::: Provided material

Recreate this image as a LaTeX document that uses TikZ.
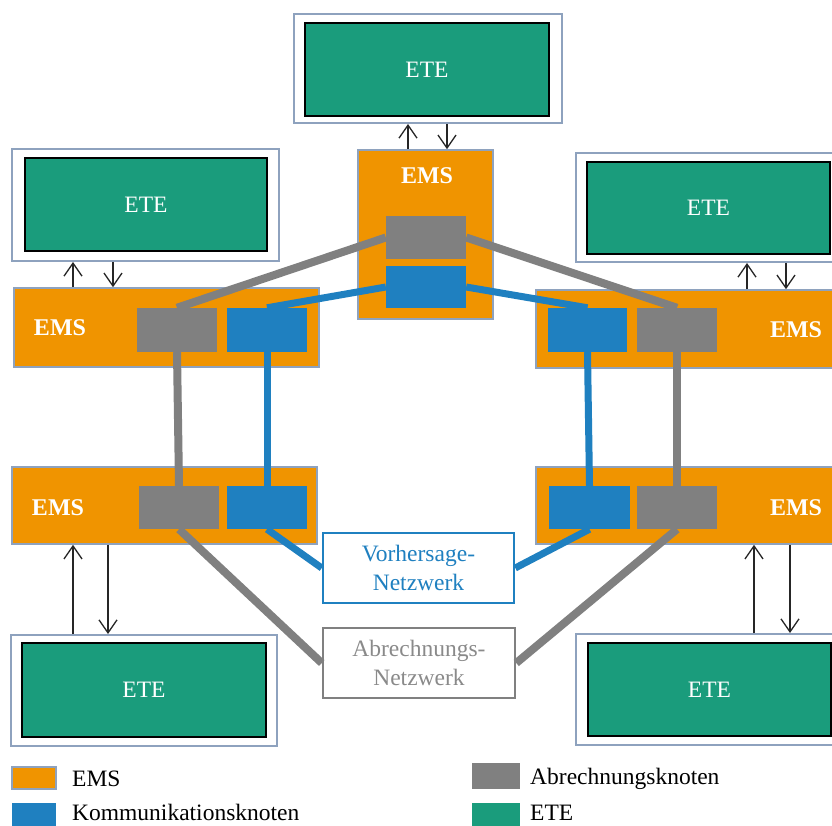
\documentclass[tikz,border=0pt]{standalone}
\usepackage{fontspec}
\setmainfont{Liberation Serif}
\usetikzlibrary{arrows.meta}
\definecolor{emsc}{RGB}{240,148,0}
\definecolor{etec}{RGB}{26,156,124}
\definecolor{bluec}{RGB}{31,128,192}
\definecolor{grayc}{RGB}{128,128,128}
\definecolor{framec}{RGB}{142,162,190}
\definecolor{abrtext}{RGB}{138,138,138}
\begin{document}
\begin{tikzpicture}[x=1pt,y=-1pt,
  txt/.style={font=\fontsize{23.5}{29}\selectfont},
  frame/.style={draw=framec,line width=2pt,fill=white,inner sep=0pt},
  ete/.style={txt,fill=etec,draw=black,line width=2.2pt,text=white,inner sep=0pt},
  ems/.style={fill=emsc,draw=framec,line width=1.6pt,inner sep=0pt},
  emslabel/.style={txt,font=\fontsize{24}{29}\selectfont\bfseries,text=white,inner sep=0pt},
  gbox/.style={fill=grayc,draw=none,minimum width=80pt,minimum height=43pt,inner sep=0pt},
  bbox/.style={fill=bluec,draw=none,minimum width=80pt,minimum height=43pt,inner sep=0pt},
  gline/.style={draw=grayc,line width=8pt},
  bline/.style={draw=bluec,line width=7pt},
  arr/.style={draw=black!85,line width=1.3pt,-{Straight Barb[length=13pt,width=18pt,line width=1.3pt]}},
  netbox/.style={txt,fill=white,line width=2.5pt,align=center,inner sep=0pt,minimum width=191pt,minimum height=70pt},
  legtext/.style={txt,anchor=base west,inner sep=0pt}
]
\clip (0,0) rectangle (832,826);
\fill[white] (0,0) rectangle (832,826);

% ---- top ----
\node[frame,minimum width=268pt,minimum height=109pt] (F0) at (428,68.5) {};
\node[ete,minimum width=244pt,minimum height=93pt] (E0) at (427,69.5) {ETE};
\node[ems,minimum width=135pt,minimum height=169pt] (M0) at (425.5,234.5) {};
\node[emslabel] (M0t) at (427,176) {EMS};

% ---- left top ----
\node[frame,minimum width=267pt,minimum height=112pt] (F1) at (145.5,205) {};
\node[ete,minimum width=242pt,minimum height=93pt] (E1) at (146,204.5) {ETE};
\node[ems,minimum width=305pt,minimum height=79pt] (M1) at (166.5,327.5) {};
\node[emslabel] (M1t) at (60,328) {EMS};

% ---- right top ----
\node[frame,minimum width=267pt,minimum height=109pt] (F2) at (709.5,207.5) {};
\node[ete,minimum width=243pt,minimum height=92pt] (E2) at (708.5,208) {ETE};
\node[ems,minimum width=304pt,minimum height=78pt] (M2) at (688,329) {};
\node[emslabel] (M2t) at (796,330) {EMS};

% ---- left bottom ----
\node[ems,minimum width=305pt,minimum height=77pt] (M3) at (164.5,505.5) {};
\node[emslabel] (M3t) at (58,508) {EMS};
\node[frame,minimum width=266pt,minimum height=111pt] (F3) at (144,690.5) {};
\node[ete,minimum width=244pt,minimum height=94pt] (E3) at (144,690) {ETE};

% ---- right bottom ----
\node[ems,minimum width=304pt,minimum height=77pt] (M4) at (688,505.5) {};
\node[emslabel] (M4t) at (796,508) {EMS};
\node[frame,minimum width=267pt,minimum height=111pt] (F4) at (709.5,689.5) {};
\node[ete,minimum width=243pt,minimum height=93pt] (E4) at (709.5,689.5) {ETE};

% ---- network boxes ----
\node[netbox,draw=bluec,text=bluec] (V) at (418.5,568) {Vorhersage-\\Netzwerk};
\node[netbox,draw=grayc,text=abrtext,minimum width=192pt] (A) at (419,663) {Abrechnungs-\\Netzwerk};

% ---- small node boxes ----
\node[gbox] (TG) at (426,237.5) {};
\node[bbox,minimum height=42pt] (TB) at (426,287) {};
\node[gbox,minimum height=44pt] (G1) at (177,330) {};
\node[bbox,minimum height=44pt] (B1) at (267,330) {};
\node[bbox,minimum width=79pt,minimum height=44pt] (B2) at (587.5,330) {};
\node[gbox,minimum height=44pt] (G2) at (677,330) {};
\node[gbox] (G3) at (179,507.5) {};
\node[bbox] (B3) at (267,507.5) {};
\node[bbox,minimum width=81pt] (B4) at (589.5,507.5) {};
\node[gbox] (G4) at (677,507.5) {};

% ---- network lines ----
\draw[gline] (G1.north) -- (TG.west);
\draw[gline] (TG.east) -- (G2.north);
\draw[bline] (B1.north) -- (TB.west);
\draw[bline] (TB.east) -- (B2.north);
\draw[gline] (G1.south) -- (G3.north);
\draw[bline] (B1.south) -- (B3.north);
\draw[bline] (B2.south) -- (B4.north);
\draw[gline] (G2.south) -- (G4.north);
\draw[bline] (B3.south) -- (V.west);
\draw[bline] (B4.south) -- (V.east);
\draw[gline] (G3.south) -- (A.west);
\draw[gline] (G4.south) -- (A.east);

% ---- arrows ----
\coordinate (a0u) at (408,0); \coordinate (a0d) at (447,0);
\coordinate (a1u) at (73,0);  \coordinate (a1d) at (113,0);
\coordinate (a2u) at (747,0); \coordinate (a2d) at (786,0);
\coordinate (a3u) at (73,0);  \coordinate (a3d) at (108,0);
\coordinate (a4u) at (754,0); \coordinate (a4d) at (790,0);
\draw[arr] (M0.north -| a0u) -- (F0.south -| a0u);
\draw[arr] (F0.south -| a0d) -- (M0.north -| a0d);
\draw[arr] (M1.north -| a1u) -- (F1.south -| a1u);
\draw[arr] (F1.south -| a1d) -- (M1.north -| a1d);
\draw[arr] (M2.north -| a2u) -- (F2.south -| a2u);
\draw[arr] (F2.south -| a2d) -- (M2.north -| a2d);
\draw[arr] (F3.north -| a3u) -- (M3.south -| a3u);
\draw[arr] (M3.south -| a3d) -- (F3.north -| a3d);
\draw[arr] (F4.north -| a4u) -- (M4.south -| a4u);
\draw[arr] (M4.south -| a4d) -- (F4.north -| a4d);

% ---- legend ----
\node[fill=emsc,draw=framec,line width=1.5pt,minimum width=44pt,minimum height=22pt,inner sep=0pt] (L1) at (34,778) {};
\node[legtext] (L1t) at (72,786) {EMS};
\node[fill=bluec,minimum width=44pt,minimum height=27pt,inner sep=0pt] (L2) at (34,816.5) {};
\node[legtext] (L2t) at (72,820) {Kommunikationsknoten};
\node[fill=grayc,minimum width=48pt,minimum height=26pt,inner sep=0pt] (L3) at (496,776) {};
\node[legtext] (L3t) at (530,784) {Abrechnungsknoten};
\node[fill=etec,minimum width=48pt,minimum height=27pt,inner sep=0pt] (L4) at (496,816.5) {};
\node[legtext] (L4t) at (530,820) {ETE};
\end{tikzpicture}
\end{document}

::::::

Exercise prompt:
Repeat the data exactly, dropping every picture it holds.

Solved exercise:
Recreate this image as a LaTeX document that uses TikZ.
\documentclass[tikz,border=0pt]{standalone}
\usepackage{fontspec}
\setmainfont{Liberation Serif}
\usetikzlibrary{arrows.meta}
\definecolor{emsc}{RGB}{240,148,0}
\definecolor{etec}{RGB}{26,156,124}
\definecolor{bluec}{RGB}{31,128,192}
\definecolor{grayc}{RGB}{128,128,128}
\definecolor{framec}{RGB}{142,162,190}
\definecolor{abrtext}{RGB}{138,138,138}
\begin{document}
\begin{tikzpicture}[x=1pt,y=-1pt,
  txt/.style={font=\fontsize{23.5}{29}\selectfont},
  frame/.style={draw=framec,line width=2pt,fill=white,inner sep=0pt},
  ete/.style={txt,fill=etec,draw=black,line width=2.2pt,text=white,inner sep=0pt},
  ems/.style={fill=emsc,draw=framec,line width=1.6pt,inner sep=0pt},
  emslabel/.style={txt,font=\fontsize{24}{29}\selectfont\bfseries,text=white,inner sep=0pt},
  gbox/.style={fill=grayc,draw=none,minimum width=80pt,minimum height=43pt,inner sep=0pt},
  bbox/.style={fill=bluec,draw=none,minimum width=80pt,minimum height=43pt,inner sep=0pt},
  gline/.style={draw=grayc,line width=8pt},
  bline/.style={draw=bluec,line width=7pt},
  arr/.style={draw=black!85,line width=1.3pt,-{Straight Barb[length=13pt,width=18pt,line width=1.3pt]}},
  netbox/.style={txt,fill=white,line width=2.5pt,align=center,inner sep=0pt,minimum width=191pt,minimum height=70pt},
  legtext/.style={txt,anchor=base west,inner sep=0pt}
]
\clip (0,0) rectangle (832,826);
\fill[white] (0,0) rectangle (832,826);

% ---- top ----
\node[frame,minimum width=268pt,minimum height=109pt] (F0) at (428,68.5) {};
\node[ete,minimum width=244pt,minimum height=93pt] (E0) at (427,69.5) {ETE};
\node[ems,minimum width=135pt,minimum height=169pt] (M0) at (425.5,234.5) {};
\node[emslabel] (M0t) at (427,176) {EMS};

% ---- left top ----
\node[frame,minimum width=267pt,minimum height=112pt] (F1) at (145.5,205) {};
\node[ete,minimum width=242pt,minimum height=93pt] (E1) at (146,204.5) {ETE};
\node[ems,minimum width=305pt,minimum height=79pt] (M1) at (166.5,327.5) {};
\node[emslabel] (M1t) at (60,328) {EMS};

% ---- right top ----
\node[frame,minimum width=267pt,minimum height=109pt] (F2) at (709.5,207.5) {};
\node[ete,minimum width=243pt,minimum height=92pt] (E2) at (708.5,208) {ETE};
\node[ems,minimum width=304pt,minimum height=78pt] (M2) at (688,329) {};
\node[emslabel] (M2t) at (796,330) {EMS};

% ---- left bottom ----
\node[ems,minimum width=305pt,minimum height=77pt] (M3) at (164.5,505.5) {};
\node[emslabel] (M3t) at (58,508) {EMS};
\node[frame,minimum width=266pt,minimum height=111pt] (F3) at (144,690.5) {};
\node[ete,minimum width=244pt,minimum height=94pt] (E3) at (144,690) {ETE};

% ---- right bottom ----
\node[ems,minimum width=304pt,minimum height=77pt] (M4) at (688,505.5) {};
\node[emslabel] (M4t) at (796,508) {EMS};
\node[frame,minimum width=267pt,minimum height=111pt] (F4) at (709.5,689.5) {};
\node[ete,minimum width=243pt,minimum height=93pt] (E4) at (709.5,689.5) {ETE};

% ---- network boxes ----
\node[netbox,draw=bluec,text=bluec] (V) at (418.5,568) {Vorhersage-\\Netzwerk};
\node[netbox,draw=grayc,text=abrtext,minimum width=192pt] (A) at (419,663) {Abrechnungs-\\Netzwerk};

% ---- small node boxes ----
\node[gbox] (TG) at (426,237.5) {};
\node[bbox,minimum height=42pt] (TB) at (426,287) {};
\node[gbox,minimum height=44pt] (G1) at (177,330) {};
\node[bbox,minimum height=44pt] (B1) at (267,330) {};
\node[bbox,minimum width=79pt,minimum height=44pt] (B2) at (587.5,330) {};
\node[gbox,minimum height=44pt] (G2) at (677,330) {};
\node[gbox] (G3) at (179,507.5) {};
\node[bbox] (B3) at (267,507.5) {};
\node[bbox,minimum width=81pt] (B4) at (589.5,507.5) {};
\node[gbox] (G4) at (677,507.5) {};

% ---- network lines ----
\draw[gline] (G1.north) -- (TG.west);
\draw[gline] (TG.east) -- (G2.north);
\draw[bline] (B1.north) -- (TB.west);
\draw[bline] (TB.east) -- (B2.north);
\draw[gline] (G1.south) -- (G3.north);
\draw[bline] (B1.south) -- (B3.north);
\draw[bline] (B2.south) -- (B4.north);
\draw[gline] (G2.south) -- (G4.north);
\draw[bline] (B3.south) -- (V.west);
\draw[bline] (B4.south) -- (V.east);
\draw[gline] (G3.south) -- (A.west);
\draw[gline] (G4.south) -- (A.east);

% ---- arrows ----
\coordinate (a0u) at (408,0); \coordinate (a0d) at (447,0);
\coordinate (a1u) at (73,0);  \coordinate (a1d) at (113,0);
\coordinate (a2u) at (747,0); \coordinate (a2d) at (786,0);
\coordinate (a3u) at (73,0);  \coordinate (a3d) at (108,0);
\coordinate (a4u) at (754,0); \coordinate (a4d) at (790,0);
\draw[arr] (M0.north -| a0u) -- (F0.south -| a0u);
\draw[arr] (F0.south -| a0d) -- (M0.north -| a0d);
\draw[arr] (M1.north -| a1u) -- (F1.south -| a1u);
\draw[arr] (F1.south -| a1d) -- (M1.north -| a1d);
\draw[arr] (M2.north -| a2u) -- (F2.south -| a2u);
\draw[arr] (F2.south -| a2d) -- (M2.north -| a2d);
\draw[arr] (F3.north -| a3u) -- (M3.south -| a3u);
\draw[arr] (M3.south -| a3d) -- (F3.north -| a3d);
\draw[arr] (F4.north -| a4u) -- (M4.south -| a4u);
\draw[arr] (M4.south -| a4d) -- (F4.north -| a4d);

% ---- legend ----
\node[fill=emsc,draw=framec,line width=1.5pt,minimum width=44pt,minimum height=22pt,inner sep=0pt] (L1) at (34,778) {};
\node[legtext] (L1t) at (72,786) {EMS};
\node[fill=bluec,minimum width=44pt,minimum height=27pt,inner sep=0pt] (L2) at (34,816.5) {};
\node[legtext] (L2t) at (72,820) {Kommunikationsknoten};
\node[fill=grayc,minimum width=48pt,minimum height=26pt,inner sep=0pt] (L3) at (496,776) {};
\node[legtext] (L3t) at (530,784) {Abrechnungsknoten};
\node[fill=etec,minimum width=48pt,minimum height=27pt,inner sep=0pt] (L4) at (496,816.5) {};
\node[legtext] (L4t) at (530,820) {ETE};
\end{tikzpicture}
\end{document}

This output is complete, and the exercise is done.